- Exercise -
Select every line containing the word "diagram" from the material, and copy those lines.

──────── Data extract ────────

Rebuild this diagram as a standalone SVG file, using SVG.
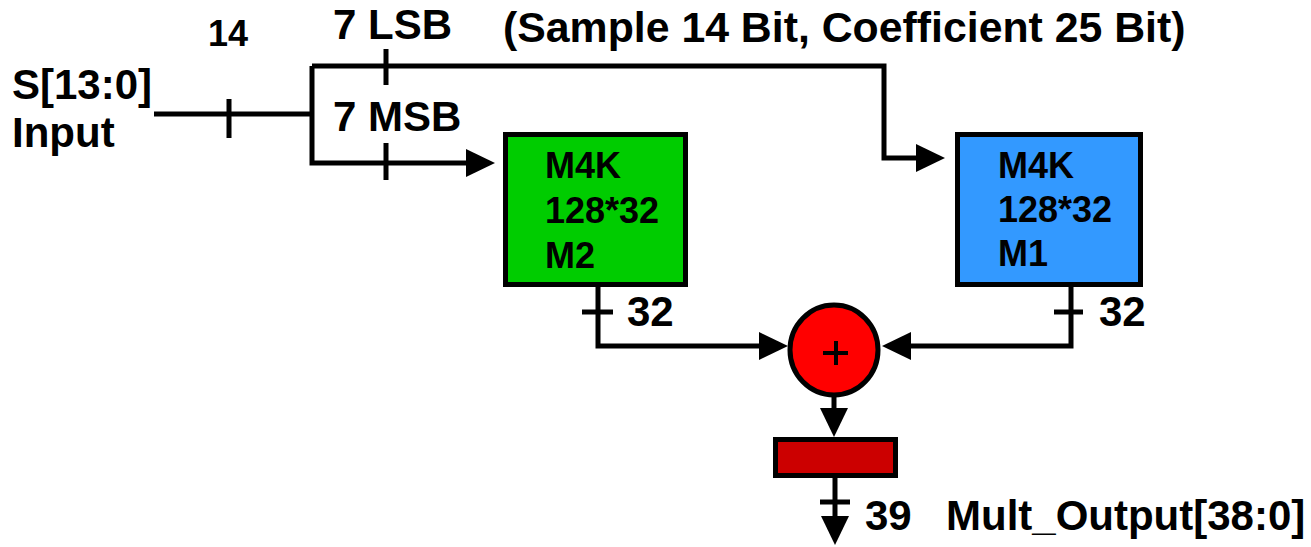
<svg xmlns="http://www.w3.org/2000/svg" width="1311" height="547" viewBox="0 0 1311 547">
<style>
text{font-family:"Liberation Sans",Arial,sans-serif;font-weight:bold;fill:#000}
.big{font-size:42px}
.box{font-size:36px}
.w{fill:none;stroke:#000;stroke-width:5;stroke-linejoin:miter}
.blk{stroke:#000;stroke-width:5}
</style>
<defs>
<marker id="arr" markerUnits="userSpaceOnUse" markerWidth="30" markerHeight="30" refX="0" refY="15" orient="auto" viewBox="0 0 30 30">
<path d="M0,1 L29,15 L0,29 z" fill="#000"/>
</marker>
</defs>
<rect width="1311" height="547" fill="#fff"/>
<g id="labels">
<text class="big" x="503" y="42" style="font-size:42.8px">(Sample 14 Bit, Coefficient 25 Bit)</text>
<text x="208" y="46" style="font-size:36px">14</text>
<text class="big" x="333" y="39">7 LSB</text>
<text class="big" x="333" y="131">7 MSB</text>
<text class="big" x="12" y="99">S[13:0]</text>
<text class="big" x="12" y="147">Input</text>
<text class="big" x="627" y="326">32</text>
<text class="big" x="1099" y="326">32</text>
<text class="big" x="865" y="530">39</text>
<text class="big" x="946" y="530">Mult_Output[38:0]</text>
</g>
<g id="connectors" class="w">
<path d="M154,114 H312"/>
<path d="M312,66 V163 H466" marker-end="url(#arr)"/>
<path d="M312,66 H884 V158 H916" marker-end="url(#arr)"/>
<path d="M229,99 V138 M386,49 V85 M386,143 V180"/>
<path d="M598,287 V346 H759" marker-end="url(#arr)"/>
<path d="M582,312 H613"/>
<path d="M1071,287 V346 H911" marker-end="url(#arr)"/>
<path d="M1054,312 H1083"/>
<path d="M834,397 V408" marker-end="url(#arr)"/>
<path d="M835,478 V516" marker-end="url(#arr)"/>
<path d="M820,502 H850"/>
</g>
<g id="m2">
<rect class="blk" x="505.5" y="134.5" width="180" height="150" fill="#00CC00"/>
<text class="box" x="545" y="178">M4K</text>
<text class="box" x="545" y="223">128*32</text>
<text class="box" x="545" y="268">M2</text>
</g>
<g id="m1">
<rect class="blk" x="957.5" y="134.5" width="183" height="150" fill="#3399FF"/>
<text class="box" x="998" y="178">M4K</text>
<text class="box" x="998" y="222">128*32</text>
<text class="box" x="998" y="266">M1</text>
</g>
<g id="adder">
<ellipse class="blk" cx="834" cy="350" rx="44" ry="45" fill="#FF0000"/>
<path d="M823,353 H848 M836,341 V365" stroke="#000" stroke-width="4" fill="none"/>
</g>
<g id="register">
<rect class="blk" x="775.5" y="439.5" width="120" height="36" fill="#CC0000"/>
</g>
</svg>
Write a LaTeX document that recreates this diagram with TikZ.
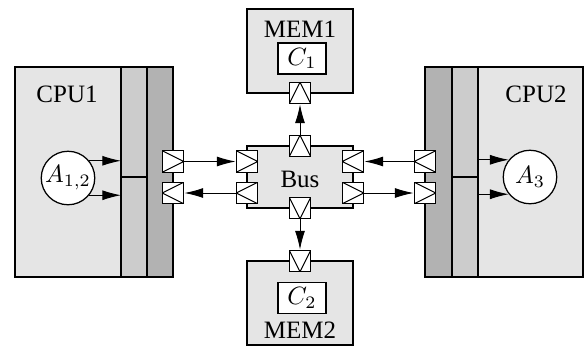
\documentclass[tikz,border=0pt]{standalone}
\usepackage{fontspec}
\setmainfont{Liberation Serif}
\usetikzlibrary{arrows.meta}
\tikzset{
  box/.style={draw, line width=0.5pt},
  port/.style={draw, fill=white, minimum size=8.6pt, inner sep=0pt, line width=0.5pt},
  portR/.style={port, path picture={\draw[line width=0.4pt] (path picture bounding box.north west) -- (path picture bounding box.east) -- (path picture bounding box.south west);}},
  portL/.style={port, path picture={\draw[line width=0.4pt] (path picture bounding box.north east) -- (path picture bounding box.west) -- (path picture bounding box.south east);}},
  portU/.style={port, path picture={\draw[line width=0.4pt] (path picture bounding box.south west) -- (path picture bounding box.north) -- (path picture bounding box.south east);}},
  portD/.style={port, path picture={\draw[line width=0.4pt] (path picture bounding box.north west) -- (path picture bounding box.south) -- (path picture bounding box.north east);}},
  arr/.style={line width=0.4pt, -{Latex[length=7.5pt,width=4pt]}},
  lab/.style={inner sep=0pt},
  agent/.style={circle, draw, fill=white, minimum size=21.4pt, inner sep=0pt, line width=0.5pt},
  cbox/.style={draw, fill=white, minimum width=19.2pt, minimum height=12.4pt, inner sep=0pt, line width=0.5pt}
}
\begin{document}
\begin{tikzpicture}[x=0.4pt,y=-0.4pt]
\useasboundingbox (0,0) rectangle (584,347);
% CPU1
\draw[box, fill=gray!20] (15,67) rectangle (121,277);
\draw[box, fill=gray!40] (121,67) rectangle (147,277);
\draw[box, fill=gray!60] (147,67) rectangle (173,277);
\draw[box] (121,177) -- (147,177);
% CPU2
\draw[box, fill=gray!60] (425,67) rectangle (452,277);
\draw[box, fill=gray!40] (452,67) rectangle (478,277);
\draw[box, fill=gray!20] (478,67) rectangle (583,277);
\draw[box] (452,177) -- (478,177);
% MEM boxes and bus
\draw[box, fill=gray!20] (247,9) rectangle (353,93);
\draw[box, fill=gray!20] (247,261) rectangle (353,345);
\draw[box, fill=gray!20] (247,146) rectangle (353,208);
% labels
\node[lab] (cpu1) at (67,94) {CPU1};
\node[lab] (cpu2) at (536,94) {CPU2};
\node[lab] (mem1) at (300,29.5) {MEM1};
\node[lab] (mem2) at (300,330) {MEM2};
\node[lab] (bus) at (300,179) {Bus};
\node[cbox] (c1) at (302,58.5) {$C_1$};
\node[cbox] (c2) at (302,298) {$C_2$};
\node[agent] (a12) at (68,178) {$A_{1,2}$};
\node[agent] (a3) at (530,177) {$A_3$};
% ports
\node[portR] (c1o) at (173,161.5) {};
\node[portL] (c1i) at (173,193) {};
\node[portR] (bli) at (247,161.5) {};
\node[portL] (blo) at (247,193) {};
\node[portL] (bri) at (353,161.5) {};
\node[portR] (bro) at (353,193) {};
\node[portL] (c2o) at (425,161.5) {};
\node[portR] (c2i) at (425,193) {};
\node[portU] (bt) at (300,146) {};
\node[portD] (bb) at (300,208) {};
\node[portU] (m1) at (300,93) {};
\node[portD] (m2) at (300,261) {};
% connectors
\coordinate (s1) at (121,0);
\coordinate (s2) at (478,0);
\draw[arr] (a12.39) -- (a12.39 -| s1);
\draw[arr] (a12.-39) -- (a12.-39 -| s1);
\draw[arr] (a3.141 -| s2) -- (a3.141);
\draw[arr] (a3.-141 -| s2) -- (a3.-141);
\draw[arr] (c1o.east) -- (bli.west);
\draw[arr] (blo.west) -- (c1i.east);
\draw[arr] (c2o.west) -- (bri.east);
\draw[arr] (bro.east) -- (c2i.west);
\draw[arr] (bt.north) -- (m1.south);
\draw[arr] (bb.south) -- (m2.north);
\end{tikzpicture}
\end{document}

────────

- Response -
Rebuild this diagram as a standalone SVG file, using SVG.
Write a LaTeX document that recreates this diagram with TikZ.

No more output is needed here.